Supplied data:

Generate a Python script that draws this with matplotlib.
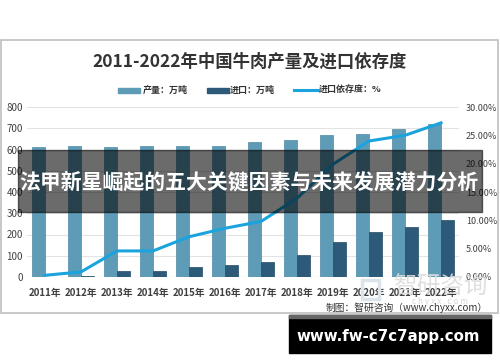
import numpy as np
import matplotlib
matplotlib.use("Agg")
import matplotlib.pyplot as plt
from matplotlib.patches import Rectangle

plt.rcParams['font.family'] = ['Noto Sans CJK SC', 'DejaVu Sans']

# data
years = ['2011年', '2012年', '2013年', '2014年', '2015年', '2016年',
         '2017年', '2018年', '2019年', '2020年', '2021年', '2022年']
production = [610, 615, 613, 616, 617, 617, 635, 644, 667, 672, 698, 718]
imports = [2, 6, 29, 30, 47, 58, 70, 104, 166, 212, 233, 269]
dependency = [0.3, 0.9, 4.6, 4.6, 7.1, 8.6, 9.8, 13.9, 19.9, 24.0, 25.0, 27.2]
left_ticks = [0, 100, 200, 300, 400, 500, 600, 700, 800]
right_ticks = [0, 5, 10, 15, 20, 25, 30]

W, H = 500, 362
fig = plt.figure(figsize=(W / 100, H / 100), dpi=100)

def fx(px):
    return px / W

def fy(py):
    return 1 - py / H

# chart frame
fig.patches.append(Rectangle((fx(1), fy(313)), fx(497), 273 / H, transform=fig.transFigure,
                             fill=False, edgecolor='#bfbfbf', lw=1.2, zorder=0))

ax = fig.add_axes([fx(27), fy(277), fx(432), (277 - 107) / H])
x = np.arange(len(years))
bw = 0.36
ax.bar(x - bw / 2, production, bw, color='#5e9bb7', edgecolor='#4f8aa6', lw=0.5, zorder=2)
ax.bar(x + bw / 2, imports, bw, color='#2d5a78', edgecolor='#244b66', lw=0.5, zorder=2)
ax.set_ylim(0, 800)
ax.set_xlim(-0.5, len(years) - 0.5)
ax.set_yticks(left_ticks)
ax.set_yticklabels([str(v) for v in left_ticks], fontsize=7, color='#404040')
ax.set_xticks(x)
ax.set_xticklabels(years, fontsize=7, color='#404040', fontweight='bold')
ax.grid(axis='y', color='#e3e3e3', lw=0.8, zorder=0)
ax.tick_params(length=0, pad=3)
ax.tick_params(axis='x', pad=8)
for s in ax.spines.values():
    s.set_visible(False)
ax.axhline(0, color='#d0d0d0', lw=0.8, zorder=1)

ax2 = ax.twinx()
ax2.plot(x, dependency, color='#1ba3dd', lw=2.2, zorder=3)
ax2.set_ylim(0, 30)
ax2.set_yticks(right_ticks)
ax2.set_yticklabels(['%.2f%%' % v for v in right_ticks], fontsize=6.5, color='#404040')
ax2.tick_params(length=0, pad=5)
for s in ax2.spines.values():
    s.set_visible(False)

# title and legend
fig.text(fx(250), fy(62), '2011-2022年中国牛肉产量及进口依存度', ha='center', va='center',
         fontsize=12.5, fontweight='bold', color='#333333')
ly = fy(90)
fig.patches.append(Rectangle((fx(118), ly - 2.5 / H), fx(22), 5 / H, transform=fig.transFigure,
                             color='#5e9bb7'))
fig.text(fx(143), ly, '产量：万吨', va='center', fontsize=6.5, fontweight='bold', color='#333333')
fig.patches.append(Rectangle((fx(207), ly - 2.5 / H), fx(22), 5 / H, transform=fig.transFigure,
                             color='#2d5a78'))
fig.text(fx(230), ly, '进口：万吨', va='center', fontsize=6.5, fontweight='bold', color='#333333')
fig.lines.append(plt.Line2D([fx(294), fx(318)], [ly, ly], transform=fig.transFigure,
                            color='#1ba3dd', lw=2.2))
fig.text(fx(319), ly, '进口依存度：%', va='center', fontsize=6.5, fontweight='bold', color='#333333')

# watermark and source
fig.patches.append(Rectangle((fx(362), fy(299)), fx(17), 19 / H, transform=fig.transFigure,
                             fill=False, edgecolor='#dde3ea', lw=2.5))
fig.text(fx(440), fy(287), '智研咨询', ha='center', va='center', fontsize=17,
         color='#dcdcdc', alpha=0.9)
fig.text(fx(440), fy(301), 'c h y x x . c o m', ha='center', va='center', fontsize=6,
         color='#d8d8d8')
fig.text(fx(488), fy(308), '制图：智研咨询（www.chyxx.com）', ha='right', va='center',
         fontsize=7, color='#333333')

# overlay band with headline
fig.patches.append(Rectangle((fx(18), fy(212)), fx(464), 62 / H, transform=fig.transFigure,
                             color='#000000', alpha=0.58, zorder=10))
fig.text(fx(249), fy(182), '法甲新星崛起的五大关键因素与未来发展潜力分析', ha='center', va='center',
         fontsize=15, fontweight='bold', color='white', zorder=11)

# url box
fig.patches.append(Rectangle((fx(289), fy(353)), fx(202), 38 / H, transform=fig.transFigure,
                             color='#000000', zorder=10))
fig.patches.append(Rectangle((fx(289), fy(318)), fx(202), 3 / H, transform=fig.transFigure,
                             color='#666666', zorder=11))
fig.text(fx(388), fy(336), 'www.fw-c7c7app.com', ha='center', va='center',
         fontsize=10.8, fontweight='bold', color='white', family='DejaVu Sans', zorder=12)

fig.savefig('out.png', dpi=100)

--

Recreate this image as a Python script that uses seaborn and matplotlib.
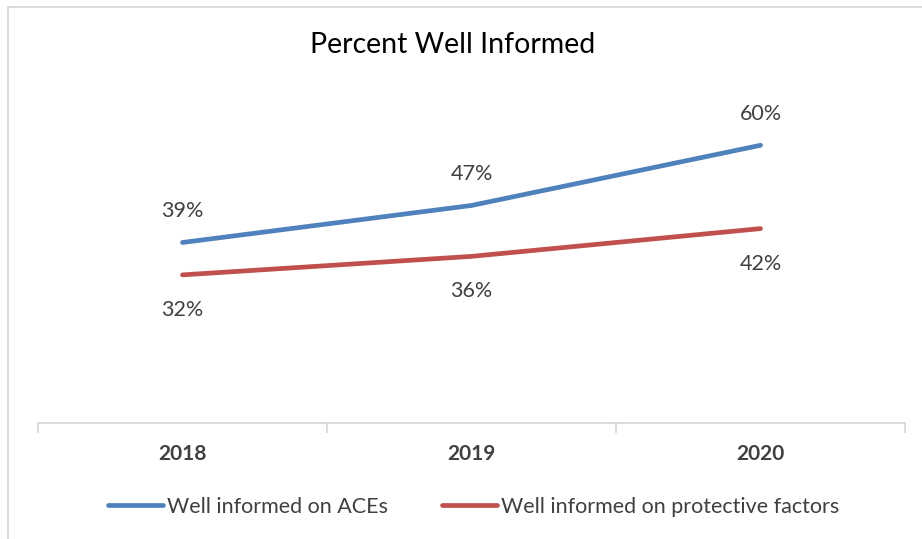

* * *

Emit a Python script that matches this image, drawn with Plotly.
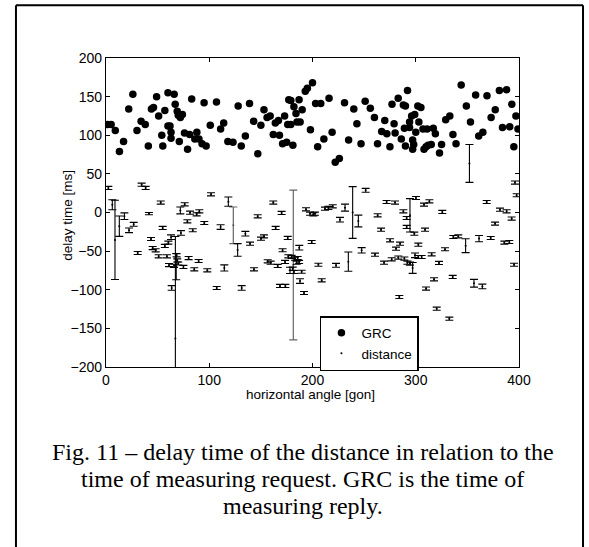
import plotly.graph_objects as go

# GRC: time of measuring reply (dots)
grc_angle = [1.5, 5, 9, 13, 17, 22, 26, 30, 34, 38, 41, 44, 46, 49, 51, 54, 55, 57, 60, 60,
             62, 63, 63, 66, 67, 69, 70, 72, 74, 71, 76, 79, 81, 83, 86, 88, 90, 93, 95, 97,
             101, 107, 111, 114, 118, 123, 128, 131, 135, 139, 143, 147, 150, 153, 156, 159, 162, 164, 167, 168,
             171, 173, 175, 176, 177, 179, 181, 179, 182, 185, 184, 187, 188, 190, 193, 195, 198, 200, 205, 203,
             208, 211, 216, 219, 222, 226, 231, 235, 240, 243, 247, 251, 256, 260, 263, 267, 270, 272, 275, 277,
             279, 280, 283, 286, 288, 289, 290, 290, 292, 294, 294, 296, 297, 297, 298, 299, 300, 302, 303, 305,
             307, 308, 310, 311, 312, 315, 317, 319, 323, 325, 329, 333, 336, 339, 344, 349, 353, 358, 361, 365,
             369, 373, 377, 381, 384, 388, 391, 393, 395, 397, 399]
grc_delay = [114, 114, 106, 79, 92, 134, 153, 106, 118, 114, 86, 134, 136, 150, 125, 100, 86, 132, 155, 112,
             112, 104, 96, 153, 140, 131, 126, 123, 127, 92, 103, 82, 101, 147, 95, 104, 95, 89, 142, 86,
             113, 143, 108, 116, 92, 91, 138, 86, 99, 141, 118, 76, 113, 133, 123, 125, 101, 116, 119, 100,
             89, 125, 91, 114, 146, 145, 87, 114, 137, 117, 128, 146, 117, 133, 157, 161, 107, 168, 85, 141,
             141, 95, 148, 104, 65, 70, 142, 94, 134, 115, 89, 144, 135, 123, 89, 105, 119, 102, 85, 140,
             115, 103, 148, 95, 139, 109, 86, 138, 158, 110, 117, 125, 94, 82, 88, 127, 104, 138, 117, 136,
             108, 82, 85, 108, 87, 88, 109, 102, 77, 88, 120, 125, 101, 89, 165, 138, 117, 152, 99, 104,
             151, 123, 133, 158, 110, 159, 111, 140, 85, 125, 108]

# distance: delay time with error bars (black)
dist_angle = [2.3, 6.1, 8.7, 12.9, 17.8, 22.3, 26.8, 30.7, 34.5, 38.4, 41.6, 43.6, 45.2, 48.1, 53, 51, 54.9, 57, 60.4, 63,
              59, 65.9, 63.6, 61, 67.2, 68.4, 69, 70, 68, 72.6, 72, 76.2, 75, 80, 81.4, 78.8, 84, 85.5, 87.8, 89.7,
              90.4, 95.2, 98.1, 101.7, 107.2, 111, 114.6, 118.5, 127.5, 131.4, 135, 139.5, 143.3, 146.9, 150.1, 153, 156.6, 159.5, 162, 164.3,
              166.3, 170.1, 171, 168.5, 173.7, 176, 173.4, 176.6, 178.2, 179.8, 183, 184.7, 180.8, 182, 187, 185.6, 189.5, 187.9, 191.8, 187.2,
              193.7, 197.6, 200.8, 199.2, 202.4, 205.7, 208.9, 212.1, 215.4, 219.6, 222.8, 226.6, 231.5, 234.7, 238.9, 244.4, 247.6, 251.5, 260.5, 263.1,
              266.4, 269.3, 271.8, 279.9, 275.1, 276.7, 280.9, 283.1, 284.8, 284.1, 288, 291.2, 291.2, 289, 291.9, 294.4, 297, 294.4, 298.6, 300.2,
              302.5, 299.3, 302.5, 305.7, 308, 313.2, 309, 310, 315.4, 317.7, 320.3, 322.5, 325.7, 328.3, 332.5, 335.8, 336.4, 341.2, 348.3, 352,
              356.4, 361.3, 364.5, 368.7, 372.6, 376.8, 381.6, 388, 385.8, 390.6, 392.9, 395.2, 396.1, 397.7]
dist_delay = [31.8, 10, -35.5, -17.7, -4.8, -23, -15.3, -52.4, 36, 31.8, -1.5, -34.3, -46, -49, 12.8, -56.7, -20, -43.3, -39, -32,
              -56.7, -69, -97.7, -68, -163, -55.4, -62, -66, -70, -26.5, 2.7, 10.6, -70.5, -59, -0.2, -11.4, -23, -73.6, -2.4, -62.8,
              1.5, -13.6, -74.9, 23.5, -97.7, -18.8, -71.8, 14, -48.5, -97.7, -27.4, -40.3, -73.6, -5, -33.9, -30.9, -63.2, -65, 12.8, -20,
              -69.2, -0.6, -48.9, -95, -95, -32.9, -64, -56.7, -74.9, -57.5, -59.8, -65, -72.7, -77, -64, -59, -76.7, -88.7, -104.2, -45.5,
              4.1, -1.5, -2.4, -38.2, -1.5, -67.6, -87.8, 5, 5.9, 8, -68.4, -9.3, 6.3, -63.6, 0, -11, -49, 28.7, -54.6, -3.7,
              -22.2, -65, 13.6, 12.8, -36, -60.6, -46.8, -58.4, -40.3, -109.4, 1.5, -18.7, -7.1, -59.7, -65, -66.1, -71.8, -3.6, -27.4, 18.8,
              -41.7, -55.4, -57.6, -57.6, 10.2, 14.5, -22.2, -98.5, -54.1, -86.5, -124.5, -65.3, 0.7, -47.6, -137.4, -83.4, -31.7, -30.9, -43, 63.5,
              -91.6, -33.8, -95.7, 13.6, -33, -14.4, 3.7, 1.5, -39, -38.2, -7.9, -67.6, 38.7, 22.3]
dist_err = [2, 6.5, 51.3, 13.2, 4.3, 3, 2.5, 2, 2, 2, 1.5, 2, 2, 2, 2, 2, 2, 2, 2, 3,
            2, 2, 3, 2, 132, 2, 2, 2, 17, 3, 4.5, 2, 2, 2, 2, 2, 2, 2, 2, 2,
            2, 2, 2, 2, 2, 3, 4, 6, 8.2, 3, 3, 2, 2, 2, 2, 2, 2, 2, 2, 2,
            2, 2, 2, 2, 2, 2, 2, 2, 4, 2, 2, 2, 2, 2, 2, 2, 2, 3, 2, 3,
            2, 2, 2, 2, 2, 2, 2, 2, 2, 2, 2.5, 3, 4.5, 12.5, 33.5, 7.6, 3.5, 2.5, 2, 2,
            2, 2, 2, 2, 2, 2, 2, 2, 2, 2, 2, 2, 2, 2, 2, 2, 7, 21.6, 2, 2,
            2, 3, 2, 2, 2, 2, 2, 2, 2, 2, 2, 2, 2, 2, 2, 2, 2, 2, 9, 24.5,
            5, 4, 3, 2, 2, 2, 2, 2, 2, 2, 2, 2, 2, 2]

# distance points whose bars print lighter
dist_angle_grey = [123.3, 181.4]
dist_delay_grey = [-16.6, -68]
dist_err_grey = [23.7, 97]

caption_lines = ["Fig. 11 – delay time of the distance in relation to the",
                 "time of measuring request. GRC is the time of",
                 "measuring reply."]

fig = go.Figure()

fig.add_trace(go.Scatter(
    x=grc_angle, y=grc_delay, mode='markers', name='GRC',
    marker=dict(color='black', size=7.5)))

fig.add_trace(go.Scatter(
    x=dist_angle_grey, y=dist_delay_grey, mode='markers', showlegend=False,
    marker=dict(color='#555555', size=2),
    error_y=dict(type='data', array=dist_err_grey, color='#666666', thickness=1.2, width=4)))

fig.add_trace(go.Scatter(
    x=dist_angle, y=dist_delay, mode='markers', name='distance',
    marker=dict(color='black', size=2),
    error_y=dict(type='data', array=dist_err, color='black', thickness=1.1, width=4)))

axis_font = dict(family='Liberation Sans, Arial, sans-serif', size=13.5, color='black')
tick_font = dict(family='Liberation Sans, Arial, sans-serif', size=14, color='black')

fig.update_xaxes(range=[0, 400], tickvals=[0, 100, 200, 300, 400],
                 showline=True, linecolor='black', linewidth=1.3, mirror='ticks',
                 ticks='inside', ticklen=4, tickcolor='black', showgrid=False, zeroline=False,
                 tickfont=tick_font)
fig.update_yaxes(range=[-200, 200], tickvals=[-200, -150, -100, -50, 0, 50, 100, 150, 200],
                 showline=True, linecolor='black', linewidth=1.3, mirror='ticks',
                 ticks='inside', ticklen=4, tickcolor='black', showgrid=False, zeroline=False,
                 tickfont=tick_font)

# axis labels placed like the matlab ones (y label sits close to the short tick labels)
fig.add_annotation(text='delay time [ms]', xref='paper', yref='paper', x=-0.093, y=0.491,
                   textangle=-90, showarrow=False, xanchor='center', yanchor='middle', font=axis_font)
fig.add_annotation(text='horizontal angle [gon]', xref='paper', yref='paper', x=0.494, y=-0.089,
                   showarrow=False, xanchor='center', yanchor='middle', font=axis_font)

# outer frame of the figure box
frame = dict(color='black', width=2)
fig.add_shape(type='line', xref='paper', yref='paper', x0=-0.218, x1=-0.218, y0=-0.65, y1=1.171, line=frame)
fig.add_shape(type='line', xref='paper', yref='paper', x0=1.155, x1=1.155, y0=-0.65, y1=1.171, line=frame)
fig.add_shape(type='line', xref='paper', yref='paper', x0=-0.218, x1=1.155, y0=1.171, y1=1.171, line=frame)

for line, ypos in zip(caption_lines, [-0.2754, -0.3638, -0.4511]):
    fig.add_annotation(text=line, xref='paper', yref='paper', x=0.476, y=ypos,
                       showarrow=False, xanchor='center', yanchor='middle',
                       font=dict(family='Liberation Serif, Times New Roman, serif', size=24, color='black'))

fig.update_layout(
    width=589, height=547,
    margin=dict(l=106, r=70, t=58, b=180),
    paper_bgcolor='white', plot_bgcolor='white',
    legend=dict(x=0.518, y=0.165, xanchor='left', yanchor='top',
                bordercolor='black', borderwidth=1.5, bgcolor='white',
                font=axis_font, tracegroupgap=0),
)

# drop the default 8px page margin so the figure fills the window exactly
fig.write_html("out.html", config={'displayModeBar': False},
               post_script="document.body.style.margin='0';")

The problem: Above are some records. Reproduce the lines from the one with "Emit a Python" down to the one with "import plotly.graph_objects as go", keeping both, and leave every picture out.

Output below:
Emit a Python script that matches this image, drawn with Plotly.
import plotly.graph_objects as go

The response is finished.